- Petropavlovka Location within Voronezh Oblast Petropavlovka Location within Russia
- Coordinates: 51°00′N 39°11′E﻿ / ﻿51.000°N 39.183°E
- Country: Russia
- Region: Voronezh Oblast
- District: Ostrogozhsky District
- Time zone: UTC+3:00

= Petropavlovka, Ostrogozhsky District, Voronezh Oblast =

Petropavlovka (Петропавловка) is a rural locality (a selo) and the administrative center of Petropavlovskoye Rural Settlement, Ostrogozhsky District, Voronezh Oblast, Russia. The population was 678 as of 2010. There are 11 streets.

== Geography ==
Petropavlovka is located 21 km northeast of Ostrogozhsk (the district's administrative centre) by road.
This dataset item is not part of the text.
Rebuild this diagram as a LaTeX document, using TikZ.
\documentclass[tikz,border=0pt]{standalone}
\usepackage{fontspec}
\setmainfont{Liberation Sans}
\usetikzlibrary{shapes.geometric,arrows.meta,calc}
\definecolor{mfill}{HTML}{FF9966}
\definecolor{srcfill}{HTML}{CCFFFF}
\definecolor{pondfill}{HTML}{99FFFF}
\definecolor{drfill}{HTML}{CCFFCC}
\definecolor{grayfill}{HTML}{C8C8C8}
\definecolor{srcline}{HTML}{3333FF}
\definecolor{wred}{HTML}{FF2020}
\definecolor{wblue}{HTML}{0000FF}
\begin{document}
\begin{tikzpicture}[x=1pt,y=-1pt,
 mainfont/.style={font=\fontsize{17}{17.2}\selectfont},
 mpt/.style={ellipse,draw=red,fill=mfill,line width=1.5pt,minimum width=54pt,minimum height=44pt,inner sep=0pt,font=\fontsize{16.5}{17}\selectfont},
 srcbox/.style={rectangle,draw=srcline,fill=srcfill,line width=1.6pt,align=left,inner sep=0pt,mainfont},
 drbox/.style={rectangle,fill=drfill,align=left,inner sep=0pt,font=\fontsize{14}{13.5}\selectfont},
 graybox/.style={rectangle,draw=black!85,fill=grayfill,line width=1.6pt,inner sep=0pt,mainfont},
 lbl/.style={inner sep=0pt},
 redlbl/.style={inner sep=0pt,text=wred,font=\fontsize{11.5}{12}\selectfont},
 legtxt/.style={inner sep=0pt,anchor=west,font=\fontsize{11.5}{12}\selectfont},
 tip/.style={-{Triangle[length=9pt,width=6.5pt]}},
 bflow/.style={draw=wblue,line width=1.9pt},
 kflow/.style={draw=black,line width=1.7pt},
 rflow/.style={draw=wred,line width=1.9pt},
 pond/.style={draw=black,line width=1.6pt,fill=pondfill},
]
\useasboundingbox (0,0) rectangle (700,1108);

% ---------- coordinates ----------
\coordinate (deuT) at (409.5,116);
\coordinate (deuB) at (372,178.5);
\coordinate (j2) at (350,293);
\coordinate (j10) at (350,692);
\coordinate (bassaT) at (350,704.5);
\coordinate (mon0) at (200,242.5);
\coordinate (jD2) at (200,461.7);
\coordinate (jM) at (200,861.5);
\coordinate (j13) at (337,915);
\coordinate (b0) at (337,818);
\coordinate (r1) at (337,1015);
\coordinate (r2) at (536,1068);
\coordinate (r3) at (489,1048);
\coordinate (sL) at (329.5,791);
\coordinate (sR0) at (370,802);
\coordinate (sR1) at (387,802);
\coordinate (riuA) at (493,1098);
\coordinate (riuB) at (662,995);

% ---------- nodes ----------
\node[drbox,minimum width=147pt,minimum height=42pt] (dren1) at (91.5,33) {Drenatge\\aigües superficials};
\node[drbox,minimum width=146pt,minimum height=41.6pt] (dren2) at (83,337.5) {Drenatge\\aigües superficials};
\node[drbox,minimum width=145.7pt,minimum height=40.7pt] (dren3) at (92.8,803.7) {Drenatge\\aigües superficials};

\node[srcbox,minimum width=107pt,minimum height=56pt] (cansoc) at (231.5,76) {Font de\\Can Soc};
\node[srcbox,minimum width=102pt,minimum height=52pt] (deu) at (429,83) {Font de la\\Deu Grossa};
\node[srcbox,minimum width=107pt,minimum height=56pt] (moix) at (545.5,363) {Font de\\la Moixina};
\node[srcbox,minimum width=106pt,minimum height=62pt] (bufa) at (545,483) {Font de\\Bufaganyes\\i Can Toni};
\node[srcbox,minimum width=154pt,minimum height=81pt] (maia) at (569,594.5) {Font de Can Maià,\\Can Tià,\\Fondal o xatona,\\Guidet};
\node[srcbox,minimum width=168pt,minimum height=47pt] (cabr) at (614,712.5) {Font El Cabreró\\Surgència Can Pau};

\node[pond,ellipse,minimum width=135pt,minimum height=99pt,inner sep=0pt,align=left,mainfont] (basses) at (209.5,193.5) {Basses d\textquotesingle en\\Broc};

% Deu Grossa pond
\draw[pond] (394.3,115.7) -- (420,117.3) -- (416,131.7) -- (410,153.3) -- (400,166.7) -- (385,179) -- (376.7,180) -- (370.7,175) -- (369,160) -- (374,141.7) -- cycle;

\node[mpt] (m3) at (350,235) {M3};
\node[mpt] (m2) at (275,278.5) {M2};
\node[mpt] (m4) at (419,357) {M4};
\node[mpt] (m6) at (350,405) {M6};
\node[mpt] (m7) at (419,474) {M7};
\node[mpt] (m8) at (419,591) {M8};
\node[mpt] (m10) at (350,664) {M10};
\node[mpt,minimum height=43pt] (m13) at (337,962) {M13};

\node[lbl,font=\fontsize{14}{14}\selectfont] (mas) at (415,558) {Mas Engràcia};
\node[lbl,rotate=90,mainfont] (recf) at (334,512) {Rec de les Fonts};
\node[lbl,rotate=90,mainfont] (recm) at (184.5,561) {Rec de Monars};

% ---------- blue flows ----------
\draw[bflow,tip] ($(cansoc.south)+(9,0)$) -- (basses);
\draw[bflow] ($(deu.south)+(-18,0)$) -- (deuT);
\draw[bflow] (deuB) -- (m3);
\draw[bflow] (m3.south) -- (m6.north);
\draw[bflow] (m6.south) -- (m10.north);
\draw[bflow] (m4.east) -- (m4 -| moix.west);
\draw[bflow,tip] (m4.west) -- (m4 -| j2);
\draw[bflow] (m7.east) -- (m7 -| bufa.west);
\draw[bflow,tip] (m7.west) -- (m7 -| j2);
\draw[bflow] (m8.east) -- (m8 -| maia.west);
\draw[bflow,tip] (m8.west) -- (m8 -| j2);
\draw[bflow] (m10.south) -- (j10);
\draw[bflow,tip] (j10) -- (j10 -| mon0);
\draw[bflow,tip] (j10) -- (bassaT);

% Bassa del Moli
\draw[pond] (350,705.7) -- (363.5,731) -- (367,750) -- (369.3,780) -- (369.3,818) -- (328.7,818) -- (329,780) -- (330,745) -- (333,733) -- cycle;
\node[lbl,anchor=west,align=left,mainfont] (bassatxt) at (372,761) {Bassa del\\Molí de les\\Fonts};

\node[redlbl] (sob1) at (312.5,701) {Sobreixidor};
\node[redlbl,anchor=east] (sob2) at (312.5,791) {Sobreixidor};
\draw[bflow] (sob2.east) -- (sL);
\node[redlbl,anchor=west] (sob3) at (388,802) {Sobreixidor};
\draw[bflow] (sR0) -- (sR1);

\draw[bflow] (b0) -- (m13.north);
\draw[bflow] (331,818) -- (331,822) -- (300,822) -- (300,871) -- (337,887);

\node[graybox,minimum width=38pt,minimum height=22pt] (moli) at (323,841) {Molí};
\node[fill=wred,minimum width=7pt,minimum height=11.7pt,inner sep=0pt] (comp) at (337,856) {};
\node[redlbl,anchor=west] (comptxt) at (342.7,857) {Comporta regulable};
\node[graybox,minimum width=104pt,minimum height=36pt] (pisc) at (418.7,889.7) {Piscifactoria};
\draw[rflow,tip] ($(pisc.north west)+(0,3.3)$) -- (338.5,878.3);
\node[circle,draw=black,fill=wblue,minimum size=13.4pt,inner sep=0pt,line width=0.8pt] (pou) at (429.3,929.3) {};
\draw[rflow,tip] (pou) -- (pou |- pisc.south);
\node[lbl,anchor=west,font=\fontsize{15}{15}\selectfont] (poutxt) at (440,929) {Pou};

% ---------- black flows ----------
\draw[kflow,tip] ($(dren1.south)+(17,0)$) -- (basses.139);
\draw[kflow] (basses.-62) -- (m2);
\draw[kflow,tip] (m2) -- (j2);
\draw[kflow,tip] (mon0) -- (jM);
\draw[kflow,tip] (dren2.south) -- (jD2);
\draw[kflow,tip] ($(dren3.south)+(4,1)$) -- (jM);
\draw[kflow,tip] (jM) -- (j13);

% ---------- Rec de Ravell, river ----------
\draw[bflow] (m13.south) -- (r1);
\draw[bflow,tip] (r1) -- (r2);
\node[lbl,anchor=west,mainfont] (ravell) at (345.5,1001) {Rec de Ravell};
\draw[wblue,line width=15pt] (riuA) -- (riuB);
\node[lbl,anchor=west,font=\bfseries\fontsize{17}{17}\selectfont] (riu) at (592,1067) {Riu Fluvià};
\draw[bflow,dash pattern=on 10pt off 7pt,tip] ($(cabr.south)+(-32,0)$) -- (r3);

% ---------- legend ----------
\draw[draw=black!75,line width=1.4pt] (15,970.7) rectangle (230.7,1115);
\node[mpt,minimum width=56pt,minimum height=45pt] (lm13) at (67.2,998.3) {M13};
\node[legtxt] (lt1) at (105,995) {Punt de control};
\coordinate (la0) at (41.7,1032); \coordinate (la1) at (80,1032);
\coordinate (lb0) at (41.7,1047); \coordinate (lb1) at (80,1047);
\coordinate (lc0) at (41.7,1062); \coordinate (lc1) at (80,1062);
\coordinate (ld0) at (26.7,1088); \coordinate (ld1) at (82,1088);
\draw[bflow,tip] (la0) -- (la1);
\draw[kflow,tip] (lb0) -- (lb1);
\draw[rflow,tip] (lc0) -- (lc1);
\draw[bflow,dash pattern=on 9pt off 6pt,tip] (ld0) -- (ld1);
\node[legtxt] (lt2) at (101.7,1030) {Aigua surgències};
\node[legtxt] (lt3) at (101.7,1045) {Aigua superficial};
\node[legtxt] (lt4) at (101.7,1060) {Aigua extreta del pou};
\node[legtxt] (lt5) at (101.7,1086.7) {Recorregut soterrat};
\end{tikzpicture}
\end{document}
Korotoyak is the nearest rural locality.

==History==
During the 2 January 2024 Russian strikes on Ukraine during the Russian invasion of Ukraine, Russian bomber accidentally dropped a bomb on Petropavlovka. The Russian Defense Ministry said no one was killed or injured, but that at least six buildings were damaged. They said they were beginning an investigation into the incident. Later local authorities reported 4 injured people and more than 100 damaged houses, 9 of which were destroyed completely.